A new study adds fuel to this debate as it failed to replicate the failed replication. Ok, just kidding, the study is actually showing the original study might have been correct! But we can’t be really sure, as it’s actually even more complicated:
The paradigm diverged from the original facial feedback experiment in several respects. They include the classroom setting in which testing was conducted; the fact that each participant rated two cartoons rather than four; the fact that it featured a within-subjects rather than between- subjects design; the absence of a cover story about piloting a study for future research regarding populations with disabilities to explain the manipulation; the use of a 7-point scale rather than a 10-point scale; the fact that the experiment was part of a classroom lecture about learning (specifically, about the acquisition of conditioned associations) rather than following a line- drawing task; the fact that correct positioning of pens could be monitored only within the limits of a group setting; the fact that participants selected but did not write down their ratings with their pens in their mouths; and the lack of individualized follow-up with participants regarding their beliefs about the experiment, precluding exclusion of participants for suspicions regarding the study goals. (It is notable, however, that when the instructor presented students with their results in the ensuing class, the most commonly verbalized reaction was surprise or disbelief that the manipulation could have possibly affected their ratings.)

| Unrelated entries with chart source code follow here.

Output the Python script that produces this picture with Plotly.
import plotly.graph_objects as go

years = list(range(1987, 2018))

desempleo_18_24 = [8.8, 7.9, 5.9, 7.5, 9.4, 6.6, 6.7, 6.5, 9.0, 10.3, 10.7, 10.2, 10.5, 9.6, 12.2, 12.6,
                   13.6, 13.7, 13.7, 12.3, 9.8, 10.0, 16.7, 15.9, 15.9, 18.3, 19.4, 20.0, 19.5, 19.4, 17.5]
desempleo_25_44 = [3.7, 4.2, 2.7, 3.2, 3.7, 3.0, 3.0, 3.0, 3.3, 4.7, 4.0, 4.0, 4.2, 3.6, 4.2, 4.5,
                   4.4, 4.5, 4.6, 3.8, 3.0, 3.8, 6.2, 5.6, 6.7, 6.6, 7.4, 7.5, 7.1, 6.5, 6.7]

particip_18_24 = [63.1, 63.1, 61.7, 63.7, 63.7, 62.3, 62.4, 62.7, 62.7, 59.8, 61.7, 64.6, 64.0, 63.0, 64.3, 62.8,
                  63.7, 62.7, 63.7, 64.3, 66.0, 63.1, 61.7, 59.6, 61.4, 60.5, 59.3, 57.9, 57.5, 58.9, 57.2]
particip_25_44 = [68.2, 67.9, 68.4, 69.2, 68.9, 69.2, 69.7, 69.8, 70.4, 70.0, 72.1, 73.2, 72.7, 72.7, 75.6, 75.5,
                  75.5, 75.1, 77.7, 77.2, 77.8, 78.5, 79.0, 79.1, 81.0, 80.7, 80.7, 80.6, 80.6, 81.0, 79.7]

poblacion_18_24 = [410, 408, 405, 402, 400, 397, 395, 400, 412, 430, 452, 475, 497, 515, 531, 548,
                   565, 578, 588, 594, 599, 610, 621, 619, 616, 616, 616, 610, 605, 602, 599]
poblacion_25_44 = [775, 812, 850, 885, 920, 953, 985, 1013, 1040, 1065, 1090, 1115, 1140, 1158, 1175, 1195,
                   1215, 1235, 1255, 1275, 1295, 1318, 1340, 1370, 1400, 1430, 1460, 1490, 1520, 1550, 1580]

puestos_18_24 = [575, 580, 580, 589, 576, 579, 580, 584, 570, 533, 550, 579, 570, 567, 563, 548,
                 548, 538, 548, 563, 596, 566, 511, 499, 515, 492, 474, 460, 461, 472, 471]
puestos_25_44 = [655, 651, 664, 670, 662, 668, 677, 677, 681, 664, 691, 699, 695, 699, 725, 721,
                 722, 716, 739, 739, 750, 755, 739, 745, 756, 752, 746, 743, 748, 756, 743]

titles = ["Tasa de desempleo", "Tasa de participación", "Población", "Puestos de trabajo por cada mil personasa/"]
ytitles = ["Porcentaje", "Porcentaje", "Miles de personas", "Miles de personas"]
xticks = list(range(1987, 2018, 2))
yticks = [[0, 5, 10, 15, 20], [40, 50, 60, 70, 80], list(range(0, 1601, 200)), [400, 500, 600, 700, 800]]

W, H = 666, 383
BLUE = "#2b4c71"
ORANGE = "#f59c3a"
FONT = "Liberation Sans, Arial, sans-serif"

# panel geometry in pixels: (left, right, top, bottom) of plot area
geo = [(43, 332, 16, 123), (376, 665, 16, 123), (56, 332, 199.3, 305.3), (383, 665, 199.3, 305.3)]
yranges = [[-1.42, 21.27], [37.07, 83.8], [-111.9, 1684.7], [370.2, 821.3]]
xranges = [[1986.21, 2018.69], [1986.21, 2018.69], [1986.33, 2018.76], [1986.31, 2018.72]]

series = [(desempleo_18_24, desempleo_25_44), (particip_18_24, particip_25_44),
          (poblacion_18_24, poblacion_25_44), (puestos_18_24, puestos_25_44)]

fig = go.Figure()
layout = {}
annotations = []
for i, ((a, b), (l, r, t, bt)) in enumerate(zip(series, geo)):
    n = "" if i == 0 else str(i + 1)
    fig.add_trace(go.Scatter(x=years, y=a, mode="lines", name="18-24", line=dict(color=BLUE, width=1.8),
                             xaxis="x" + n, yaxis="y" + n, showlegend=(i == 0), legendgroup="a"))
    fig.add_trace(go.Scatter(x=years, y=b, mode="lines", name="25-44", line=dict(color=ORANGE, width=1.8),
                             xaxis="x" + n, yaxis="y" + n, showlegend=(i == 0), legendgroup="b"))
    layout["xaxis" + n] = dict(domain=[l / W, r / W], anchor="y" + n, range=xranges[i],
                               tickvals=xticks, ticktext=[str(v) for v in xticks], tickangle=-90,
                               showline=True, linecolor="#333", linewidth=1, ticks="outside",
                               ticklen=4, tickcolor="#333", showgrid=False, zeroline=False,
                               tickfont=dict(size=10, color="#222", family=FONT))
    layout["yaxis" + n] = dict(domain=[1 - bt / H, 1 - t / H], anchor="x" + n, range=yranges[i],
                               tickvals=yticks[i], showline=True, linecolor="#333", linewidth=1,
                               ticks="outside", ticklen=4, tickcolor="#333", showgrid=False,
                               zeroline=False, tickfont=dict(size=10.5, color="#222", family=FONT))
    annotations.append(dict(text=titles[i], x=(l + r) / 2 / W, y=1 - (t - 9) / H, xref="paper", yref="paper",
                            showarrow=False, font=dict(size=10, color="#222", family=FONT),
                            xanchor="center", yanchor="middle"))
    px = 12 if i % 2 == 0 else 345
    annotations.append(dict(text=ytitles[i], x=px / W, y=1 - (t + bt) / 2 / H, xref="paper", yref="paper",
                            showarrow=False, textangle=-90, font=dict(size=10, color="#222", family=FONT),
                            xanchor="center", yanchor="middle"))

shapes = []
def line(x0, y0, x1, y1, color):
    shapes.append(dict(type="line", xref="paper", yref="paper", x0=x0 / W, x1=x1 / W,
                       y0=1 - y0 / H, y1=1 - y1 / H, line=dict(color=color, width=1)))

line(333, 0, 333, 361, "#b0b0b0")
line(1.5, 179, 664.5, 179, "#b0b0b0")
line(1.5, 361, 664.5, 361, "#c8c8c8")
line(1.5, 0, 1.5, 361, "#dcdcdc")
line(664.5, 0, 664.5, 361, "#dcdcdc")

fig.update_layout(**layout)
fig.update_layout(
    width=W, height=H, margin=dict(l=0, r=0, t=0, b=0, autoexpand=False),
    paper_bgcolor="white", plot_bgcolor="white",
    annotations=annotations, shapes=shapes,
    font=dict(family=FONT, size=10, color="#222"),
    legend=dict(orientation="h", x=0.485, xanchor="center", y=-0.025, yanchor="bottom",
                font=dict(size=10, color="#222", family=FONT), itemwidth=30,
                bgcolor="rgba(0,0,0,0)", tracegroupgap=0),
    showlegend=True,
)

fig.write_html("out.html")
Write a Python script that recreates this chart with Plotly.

It seems the only thing that we seem to know for sure is that more research is needed…
Abstract of this new study:
The facial feedback effect refers to the influence of unobtrusive manipulations of facial behavior on emotional outcomes. That manipulations inducing or inhibiting smiling can shape positive affect and evaluations is a staple of undergraduate psychology curricula and supports theories of embodied emotion. Thus, the results of a Registered Replication Report indicating minimal evidence to support the facial feedback effect were widely viewed as cause for concern regarding the reliability of this effect. However, it has been suggested that features of the design of the replication studies may have influenced the study results. Relevant to these concerns are experimental facial feedback data collected from over 400 undergraduates over the course of 9 semesters. Circumstances of data collection met several criteria broadly recommended for testing the effect, including limited prior exposure to the facial feedback hypothesis, conditions minimally likely to induce self-focused attention, and the use of moderately funny contemporary cartoons as stimuli. Results yielded robust evidence in favor of the facial feedback hypothesis. Cartoons that participants evaluated while holding a pen or pencil in their teeth (smiling induction) were rated as funnier than cartoons they evaluated while holding a pen or pencil in their lips (smiling inhibition). The magnitude of the effect overlapped with original reports. Findings demonstrate that the facial feedback effect can be successfully replicated in a classroom setting and are in line with theories of emotional embodiment, according to which internal emotional states and relevant external emotional behaviors exert mutual influence on one another. (PsycINFO Database Record (c) 2018 APA, all rights reserved).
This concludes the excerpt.